Section 631 authorizes $30 million in federal spending to aid the uranium industry’s efforts to develop in situ leaching mining technology. This unnecessary act of corporate welfare subsidizes a mature industry that has existed in the United States for more than half a century, and does not need the government to hold its hand any longer. The U.S. already has an ample supply of uranium, and does not need to spend precious taxpayer dollars to scour for new sources.
Section 2005 mandates the Secretary of the Interior to suspend royalties for deep water oil and gas production in the Gulf of Mexico. The provision requires the Secretary to suspend royalties for at least 42 million barrels of oil equivalent in the five years following the energy bill’s passage. At current oil prices, this break would cost the U.S. government hundreds of millions of dollars in royalties– royalties that pay for access to the public’s resource.
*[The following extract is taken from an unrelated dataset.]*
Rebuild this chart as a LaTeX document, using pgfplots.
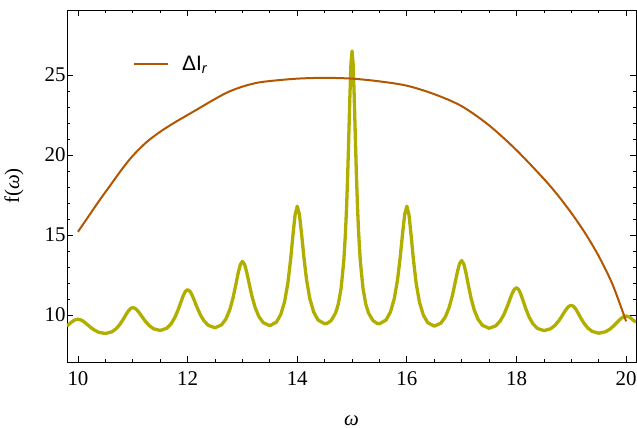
\documentclass[border=0pt]{standalone}
\usepackage{fontspec}
\setmainfont{Liberation Serif}
\newfontfamily\arialfont{Liberation Sans}
\usepackage{pgfplots}
\pgfplotsset{compat=1.18}
\usetikzlibrary{calc}
\definecolor{peakyellow}{RGB}{176,174,0}
\definecolor{deltaorange}{RGB}{178,86,0}

\begin{document}
\begin{tikzpicture}
\begin{axis}[
  scale only axis,
  width=569bp, height=352bp,
  xmin=9.8, xmax=20.18, ymin=7.06, ymax=29.06,
  xtick={10,12,...,20}, ytick={10,15,20,25},
  minor x tick num=3, minor y tick num=4,
  tick pos=both, xticklabel pos=lower, yticklabel pos=left,
  tick align=inside,
  major tick length=6bp, minor tick length=3.5bp,
  every tick/.style={black, line width=0.8bp},
  axis line style={line width=0.9bp},
  ticklabel style={font=\fontsize{21}{24}\selectfont},
  xticklabel style={yshift=-6bp},
  yticklabel style={xshift=2bp},
  /pgf/number format/assume math mode=true,
  xlabel={\textit{ω}}, ylabel={f(\textit{ω})},
  label style={font=\fontsize{21}{24}\selectfont},
  xlabel style={at={(axis description cs:0.5,-0.179)}, anchor=base},
  ylabel style={at={(axis description cs:-0.0931,0.5)}, anchor=center},
  legend style={at={(axis description cs:0.116,0.8466)}, anchor=west,
    draw=none, fill=none, inner sep=0pt,
    nodes={inner sep=0pt, font=\arialfont\fontsize{21}{24}\selectfont}},
  legend image code/.code={\draw[#1] (0bp,0bp) -- (34bp,0bp); \path (47bp,0bp);},
]

% peaked response
\addplot[peakyellow, line width=3.3bp, line join=round, forget plot] coordinates {
(9.80,9.31) (9.83,9.40) (9.88,9.546) (9.92,9.642) (9.96,9.707) (10.00,9.73)
(10.04,9.707) (10.08,9.642) (10.12,9.546) (10.17,9.403) (10.23,9.228) (10.30,9.054) (10.38,8.917) (10.50,8.84)
(10.62,8.947) (10.70,9.152) (10.77,9.436) (10.83,9.754) (10.88,10.043) (10.92,10.254) (10.96,10.405) (11.00,10.46)
(11.04,10.417) (11.08,10.298) (11.12,10.127) (11.17,9.883) (11.23,9.601) (11.30,9.336) (11.38,9.137) (11.50,9.03)
(11.62,9.171) (11.70,9.451) (11.77,9.860) (11.83,10.349) (11.88,10.828) (11.92,11.199) (11.96,11.476) (12.00,11.58)
(12.04,11.492) (12.08,11.255) (12.12,10.929) (12.17,10.494) (12.23,10.031) (12.30,9.629) (12.38,9.346) (12.50,9.20)
(12.62,9.381) (12.70,9.752) (12.77,10.330) (12.83,11.083) (12.88,11.896) (12.92,12.583) (12.96,13.134) (13.00,13.35)
(13.04,13.155) (13.08,12.650) (13.12,12.008) (13.17,11.228) (13.23,10.484) (13.30,9.900) (13.38,9.518) (13.50,9.33)
(13.62,9.553) (13.70,10.033) (13.77,10.839) (13.83,12.020) (13.88,13.488) (13.92,14.925) (13.96,16.240) (14.00,16.80)
(14.04,16.280) (14.08,15.042) (14.12,13.656) (14.17,12.205) (14.23,11.012) (14.30,10.183) (14.38,9.684) (14.50,9.45)
(14.55,9.483) (14.62,9.657) (14.70,10.127) (14.75,10.689) (14.80,11.654) (14.85,13.404) (14.88,15.134) (14.90,16.714)
(14.92,18.710) (14.94,21.094) (14.96,23.616) (14.98,25.680) (15.00,26.50)
(15.02,25.680) (15.04,23.616) (15.06,21.094) (15.08,18.710) (15.10,16.714) (15.12,15.134) (15.15,13.404) (15.20,11.654)
(15.25,10.689) (15.30,10.127) (15.38,9.657) (15.45,9.483) (15.50,9.45)
(15.62,9.684) (15.70,10.183) (15.77,11.012) (15.83,12.205) (15.88,13.656) (15.92,15.042) (15.96,16.280) (16.00,16.80)
(16.04,16.229) (16.08,14.894) (16.12,13.444) (16.17,11.972) (16.23,10.795) (16.30,9.995) (16.38,9.521) (16.50,9.30)
(16.62,9.487) (16.70,9.869) (16.77,10.456) (16.83,11.210) (16.88,12.008) (16.92,12.671) (16.96,13.196) (17.00,13.40)
(17.04,13.174) (17.08,12.601) (17.12,11.893) (17.17,11.062) (17.23,10.299) (17.30,9.720) (17.38,9.350) (17.50,9.17)
(17.62,9.318) (17.70,9.609) (17.77,10.026) (17.83,10.516) (17.88,10.985) (17.92,11.340) (17.96,11.602) (18.00,11.70)
(18.04,11.587) (18.08,11.287) (18.12,10.890) (18.17,10.383) (18.23,9.872) (18.30,9.450) (18.38,9.164) (18.50,9.02)
(18.62,9.133) (18.70,9.345) (18.77,9.631) (18.83,9.942) (18.88,10.217) (18.92,10.413) (18.96,10.550) (19.00,10.60)
(19.04,10.539) (19.08,10.373) (19.12,10.142) (19.17,9.828) (19.23,9.488) (19.30,9.187) (19.38,8.972) (19.50,8.86)
(19.62,8.946) (19.70,9.104) (19.77,9.308) (19.83,9.518) (19.88,9.696) (19.92,9.817) (19.96,9.900) (20.00,9.93)
(20.04,9.900) (20.08,9.817) (20.12,9.696) (20.18,9.55)
};

% Delta I_r
\addplot[deltaorange, line width=2bp, smooth] coordinates {
(10.00,15.20) (10.20,16.20) (10.40,17.20) (10.60,18.15) (10.80,19.10) (11.00,19.95)
(11.25,20.80) (11.50,21.45) (11.75,22.00) (12.00,22.50) (12.25,23.00) (12.50,23.50)
(12.75,23.95) (13.00,24.27) (13.25,24.50) (13.50,24.62) (14.00,24.77) (14.50,24.82)
(15.00,24.77) (15.50,24.60) (16.00,24.33) (16.50,23.80) (17.00,23.05) (17.50,21.85)
(18.00,20.30) (18.50,18.50) (18.75,17.50) (19.00,16.375) (19.25,15.125) (19.50,13.675)
(19.75,11.925) (20.00,9.60)
};
\addlegendentry{ΔI\textsubscript{\itshape r}}
\end{axis}
\pgfresetboundingbox
\useasboundingbox ($(current axis.south west)+(-67bp,-66bp)$) rectangle ($(current axis.north east)+(1bp,10bp)$);
\end{tikzpicture}
\end{document}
Oppose the Abercrombie Amendment
We urge you to oppose the amendment by Rep. Neil Abercrombie (D-HI) to subsidize a three-year demonstration program for the production of ethanol from cane sugar in Hawaii. The Abercrombie amendment represents yet another effort to pick favorites among energy sources by subsidizing companies and industries with cozy ties to Congress. The market, not Congress, should determine which products are used for the production of ethanol. And this amendment, which forks over hard-earned taxpayer dollars to the sugar industry, will only add to the government’s already massive deficits, and foist more of the nation’s debt burden on future generations.
Oppose the Energy Bill
The Energy Policy Act of 2005 is a bloated, wasteful piece of legislation that will add to the nation’s debt load without providing meaningful solutions to American families. At a time of mounting deficits, we can ill afford to waste precious taxpayer dollars on legislation that does little to advance the energy debate in our country. We urge you to oppose final passage of H.R. 6.